TRUNCATE TABLE WORK_T_TABLE;

INSERT /*APPEND*/ INTO WORK_T_TABLE
SELECT * FROM T_TABLE WHERE UPDATE_DATE > SYSDATE - 14;

TRUNCATE TABLE T_TABLE;

INSERT /*APPEND*/ INTO T_TABLE
SELECT * FROM WORK_T_TABLE;

I changed the table into a simple delete statement since I thought this was doing unnecessary truncate and insert.

DELETE FROM T_TABLE WHERE UPDATE_DATE < SYSDATE - 14;

Does the code deletion has any significant meaning in oracle? Does this reduce the unnecessary increase in the table's segment size? Currently, since the sql code change, the table's segment size is increasing rapidly without change to the data record count.

Note that the T_TABLE is always being deleted and inserted data every day. It runs the above delete command to keep 14 days of data only. Then the new data is inserted for the current day. The table's segment size increased by 400% within a month but the record count just increased to 150%.

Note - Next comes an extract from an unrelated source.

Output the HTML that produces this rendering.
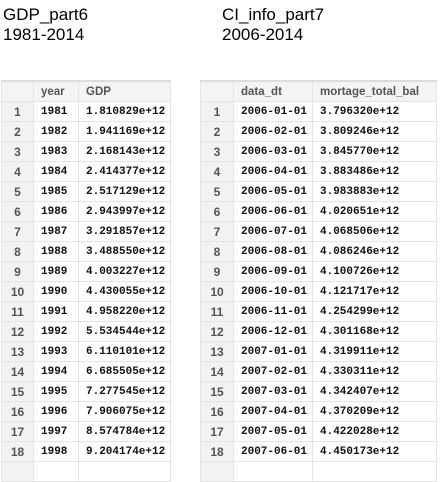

What I mean by table's segement size is from the value of the code below by the following value:

SELECT BYTES FROM USER_SEGMENT WHERE SEGMENT_NAME = 'T_TABLE';

Also, data is being inserted via the insert select. The values are first loaded via sqlloader to the WORK_T_TABLE then appended to the table via some condition.

INSERT /*APPEND*/ INTO T_TABLE
SELECT * FROM WORK_T_TABLE;

Note: i changed the wording of question from tablesize to table's segment size to address the Justin's clarification.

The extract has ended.